La Bibbia mi ha insegnato a contemplare, ad ascoltare, a sentire veramente i passi della vita e mi ha insegnato a scrivere. Scrivere significa lasciare, lasciare lì solo quello che è necessario e invece mantenere il silenzio, attentamente tutto quel silenzio che sta attorno alla parola scritta. Ho detto che questo me l’ha insegnato la Bibbia, però devo anche aggiungere da subito che nessuno potrà mai riuscire a scrivere come la Bibbia. Vi è una natura potentissima e primordiale che è veramente stampata in ognuna delle pagine della Bibbia. Nessun essere umano deve tentare di imitare quello stile di scrittura, che è veramente scolpito nella roccia. Invece lo spirito della Bibbia è aperto a tutti, è lì per tutti, per chiunque sia perplesso per gli enigmi dell’umanità e gli enigmi delle vostre vite.

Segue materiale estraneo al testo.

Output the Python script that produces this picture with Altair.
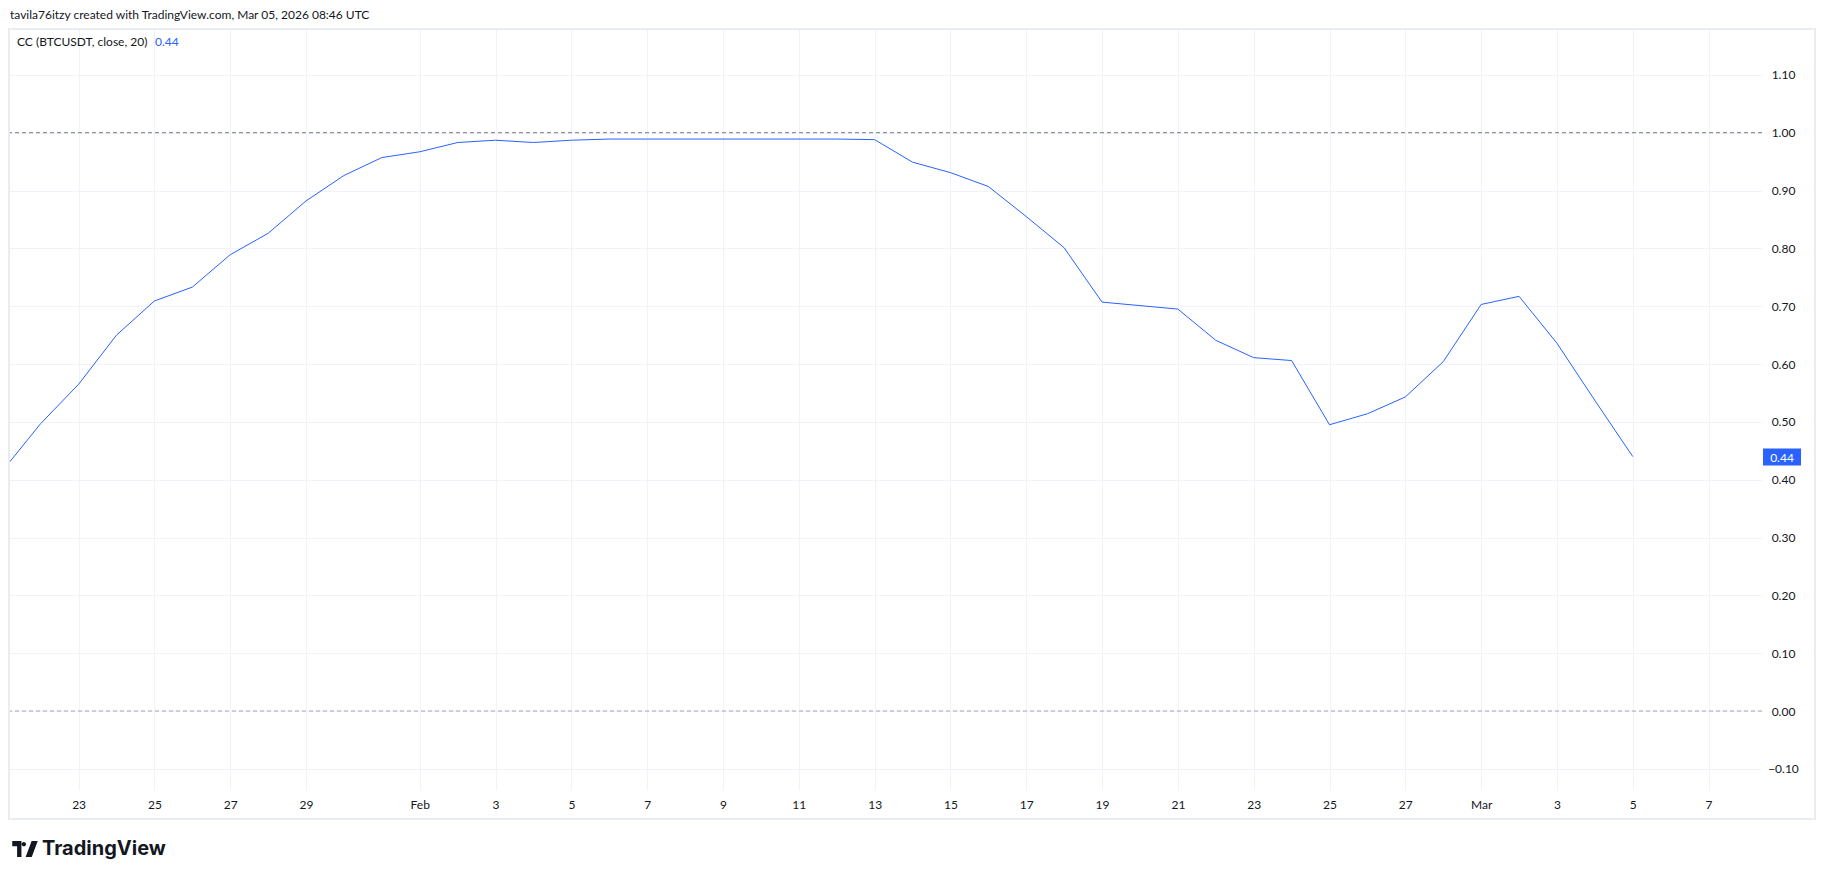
import altair as alt
import pandas as pd

# ---- data ----
dates = [
    "2026-01-21", "2026-01-22", "2026-01-23", "2026-01-24", "2026-01-25", "2026-01-26",
    "2026-01-27", "2026-01-28", "2026-01-29", "2026-01-30", "2026-01-31",
    "2026-02-01", "2026-02-02", "2026-02-03", "2026-02-04", "2026-02-05", "2026-02-06",
    "2026-02-07", "2026-02-08", "2026-02-09", "2026-02-10", "2026-02-11", "2026-02-12",
    "2026-02-13", "2026-02-14", "2026-02-15", "2026-02-16", "2026-02-17", "2026-02-18",
    "2026-02-19", "2026-02-20", "2026-02-21", "2026-02-22", "2026-02-23", "2026-02-24",
    "2026-02-25", "2026-02-26", "2026-02-27", "2026-02-28",
    "2026-03-01", "2026-03-02", "2026-03-03", "2026-03-04", "2026-03-05",
]
cc_values = [
    0.416, 0.497, 0.565, 0.650, 0.709, 0.733,
    0.789, 0.826, 0.882, 0.926, 0.957,
    0.967, 0.983, 0.987, 0.983, 0.987, 0.989,
    0.989, 0.989, 0.989, 0.989, 0.989, 0.989,
    0.988, 0.949, 0.931, 0.907, 0.855, 0.801,
    0.707, 0.701, 0.695, 0.641, 0.611, 0.606,
    0.495, 0.514, 0.543, 0.604,
    0.703, 0.717, 0.636, 0.537, 0.44,
]
hline_levels = [1.0, 0.0]
y_ticks = [-0.1, 0.0, 0.1, 0.2, 0.3, 0.4, 0.5, 0.6, 0.7, 0.8, 0.9, 1.0, 1.1]
x_tick_dates = [
    "2026-01-23", "2026-01-25", "2026-01-27", "2026-01-29", "2026-02-01",
    "2026-02-03", "2026-02-05", "2026-02-07", "2026-02-09", "2026-02-11",
    "2026-02-13", "2026-02-15", "2026-02-17", "2026-02-19", "2026-02-21",
    "2026-02-23", "2026-02-25", "2026-02-27", "2026-03-01", "2026-03-03",
    "2026-03-05", "2026-03-07",
]
header_text = "tavila76itzy created with TradingView.com, Mar 05, 2026 08:46 UTC"
legend_text = "CC (BTCUSDT, close, 20)"
brand_text = "TradingView"

# ---- styling ----
FONT = "Lato"
TEXT = "#131722"
GRID = "#F0F3FA"
BLUE = "#2962FF"
PLOT_W, PLOT_H = 1753, 761


def dt(s, h=0, m=0):
    y, mo, d = (int(p) for p in s.split("-"))
    return alt.DateTime(year=y, month=mo, date=d, hours=h, minutes=m, utc=True)


df = pd.DataFrame({"date": dates, "cc": cc_values})
last = df.tail(1)

x_scale = alt.Scale(type="utc", domain=[dt("2026-01-21", 3, 56), dt("2026-03-08", 9, 50)])
y_scale = alt.Scale(domain=[-0.1366, 1.1793], nice=False, zero=False)

x_axis = alt.Axis(
    values=[dt(s) for s in x_tick_dates],
    labelExpr="utcdate(datum.value) == 1 ? utcFormat(datum.value, '%b') : '' + utcdate(datum.value)",
    labelBaseline="middle", labelPadding=14, ticks=False, domain=False,
    grid=True, gridColor=GRID, gridWidth=1,
    labelFont=FONT, labelFontSize=12, labelColor=TEXT,
    labelOverlap=False, labelFlush=False, labelBound=False, title=None,
)
y_axis = alt.Axis(
    orient="right", values=y_ticks, format=".2f",
    labelAlign="center", labelBaseline="middle", labelPadding=21,
    ticks=False, domain=False, grid=True, gridColor=GRID, gridWidth=1,
    labelFont=FONT, labelFontSize=12, labelColor=TEXT,
    labelOverlap=False, labelFlush=False, labelBound=False, title=None,
)

Y = lambda f: alt.Y(f, type="quantitative", scale=y_scale, axis=y_axis)

line = alt.Chart(df).mark_line(color=BLUE, strokeWidth=1, clip=True).encode(
    x=alt.X("date:T", scale=x_scale, axis=x_axis),
    y=Y("cc"),
)

rule_one = alt.Chart(pd.DataFrame({"lvl": [hline_levels[0]]})).mark_rule(
    color="#787B86", strokeWidth=1, strokeDash=[4, 3]
).encode(y=Y("lvl"))
rule_zero = alt.Chart(pd.DataFrame({"lvl": [hline_levels[1]]})).mark_rule(
    color="#A3A6AF", strokeWidth=1, strokeDash=[4, 3]
).encode(y=Y("lvl"))

price_box = alt.Chart(last).mark_rect(color=BLUE, yOffset=-8, y2Offset=9).encode(
    x=alt.value(1754), x2=alt.value(1792), y=Y("cc"), y2="cc:Q"
)
price_txt = alt.Chart(last).mark_text(
    color="white", font=FONT, fontSize=12, align="center", baseline="middle", dy=1
).encode(x=alt.value(1773), y=Y("cc"), text=alt.Text("cc:Q", format=".2f"))

one = pd.DataFrame({"a": [0]})
border = alt.Chart(one).mark_rect(fillOpacity=0, stroke="#E9ECF2", strokeWidth=2).encode(
    x=alt.value(0), x2=alt.value(1806), y=alt.value(0), y2=alt.value(790)
)

header = alt.Chart(pd.DataFrame({"t": [header_text]})).mark_text(
    font=FONT, fontSize=12, color=TEXT, align="left", baseline="middle"
).encode(x=alt.value(1), y=alt.value(-14), text="t:N")

legend = alt.Chart(pd.DataFrame({"t": [legend_text]})).mark_text(
    font=FONT, fontSize=12, color=TEXT, align="left", baseline="middle"
).encode(x=alt.value(8), y=alt.value(13), text="t:N")

legend_val = alt.Chart(last).mark_text(
    font=FONT, fontSize=12, color=BLUE, align="left", baseline="middle"
).encode(x=alt.value(146), y=alt.value(13), text=alt.Text("cc:Q", format=".2f"))

logo_path = (
    "M-1,-0.62 H-0.28 V0.62 H-0.62 V-0.22 H-1 Z "
    "M-0.26,-0.38 a0.17,0.17 0 1,0 0.34,0 a0.17,0.17 0 1,0 -0.34,0 Z "
    "M0.05,0.62 L0.52,-0.62 H1 L0.53,0.62 Z"
)
logo = alt.Chart(one).mark_point(
    shape=logo_path, filled=True, size=650, color=TEXT, opacity=1, strokeWidth=0
).encode(x=alt.value(16), y=alt.value(820))

brand = alt.Chart(pd.DataFrame({"t": [brand_text]})).mark_text(
    font="Inter", fontSize=20, fontWeight="bold", color=TEXT, align="left", baseline="middle"
).encode(x=alt.value(33), y=alt.value(820), text="t:N")

chart = alt.layer(
    line, rule_one, rule_zero, price_box, price_txt,
    border, header, legend, legend_val, logo, brand,
).properties(
    width=PLOT_W, height=PLOT_H,
    padding={"left": 1, "top": 21, "right": 55, "bottom": 78},
    autosize=alt.AutoSizeParams(type="none"),
    background="white",
).configure_view(stroke=None)

chart.save("out.html", embed_options={"renderer": "svg", "actions": False})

Ed è lì anche per tutti quelli che vogliono esprimere il loro mondo interiore. La lingua ebraica non solo ha aperto il mio cuore, mi ha anche permesso di entrare in collegamento con i miei antenati e con gli antenati degli antenati. Io sono arrivato in Israele nel ’46, ero un povero orfano, perso e non avrei immaginato che la lingua ebraica e non la mia vera madre lingua, avrebbero così tanto compensato le gravi perdite che avevo subito. E detto questo vi ringrazio molto per l’attenzione.
MODERATORE:
Questo applauso vuole esprimere tutta la nostra amicizia e vicinanza di fratelli, e siamo lieti di farlo a lei in segno profondo di amicizia. Appelfeld è un uomo che conosce il segreto della vita ed è un uomo che sa chiedere, e questo è il protagonista della storia. Non posso concludere senza echeggiare un pensiero di don Giussani che diceva che il povero è colui che ha solamente quello che è. Noi abbiamo ascoltato questa sera la realtà storica di questo, come è accaduto nella nostra storia, nella storia dell’Occidente e nella sua storia personale. Il povero che ha solo quello che è e possiede ogni cosa alla luce di questo. E la sua è un’attesa infinita; pensate quanto ha atteso lui, quanto ha atteso per poter dire sé, quanto cammino… Io credo che nei prossimi giorni ci sarà la possibilità di rincontrarlo e soprattutto di leggere, leggere perché i libri sono una impressionante commistione di verità, testimonianza e realtà, in cui ogni passo, ogni parola è portatore di grande ricchezza. Lo ringraziamo ancora e do un avviso: lo possiamo incontrare domani al caffè letterario che è vicino alla libreria.